1. Who Is Centered in the Humanitarian Response to Gender-Based Violence? A Critical Discourse Analysis of the Survivor-Centered Approach, published in Violence Against Women. (Open access)
2. Exploring Sexual Homicide by Overarching Groups of Victims, published in Crime & Delinquency. (Restricted access)
3. Investigating the Psychological Impact of Cyber-Sexual Harassment, published in Journal of Interpersonal Violence. (Open access)
4. Disparities Among Pediatric Firearm Suicides in the United States: An Analysis of the National Violent Death Reporting System, 2014 to 2018, published in Journal of Interpersonal Violence. (Restricted access)
5. Using Latent Class Analysis to Produce a Typology of Korean Stalking Based on Court Judgments, published in Criminal Justice and Behavior. (Restricted access)
I might cover some of these studies further in Understanding Crime. If one sounds interesting or important, let me know in the comments.

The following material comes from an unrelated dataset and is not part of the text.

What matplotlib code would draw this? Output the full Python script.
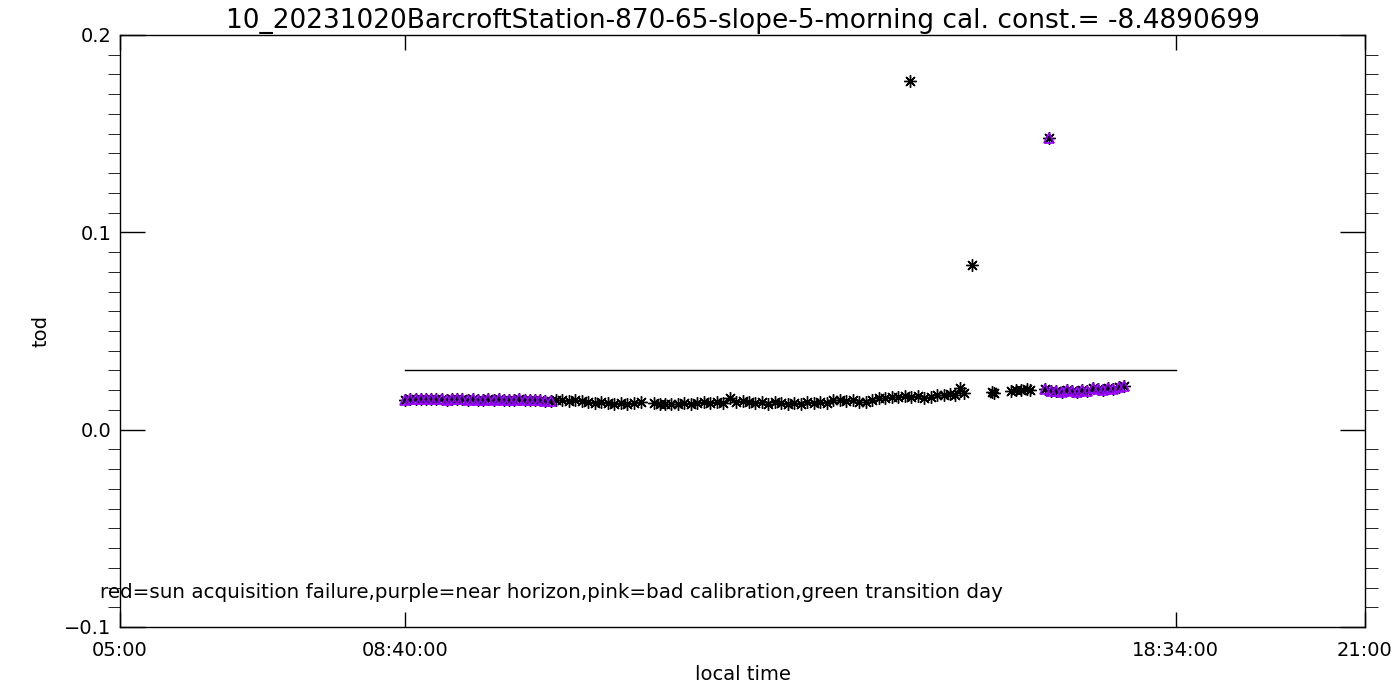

Right now, I'm considering number 1. Here's why:
Shifting how GBV [gender-based violence] support for survivors is structured in practice depends primarily on returning to the fundamental precept that is meant to underpin a survivor-centered approach: trust survivors. Trust that survivors know what they need, what is best for them, and what is going to keep them safe, or at least safer. Trust that survivors, once given the safety and opportunity to do so, will ask for what they want and reject what they do not, seek those who are helpful, and dismiss those who are harmful.
…
We consider a survivor-led response as a radical and necessary departure from the way the humanitarian system currently addresses GBV. A departure that disrupts the dominant thinking, organizing, and decision-making in the humanitarian system and fundamentally shifts the way power is distributed within that system.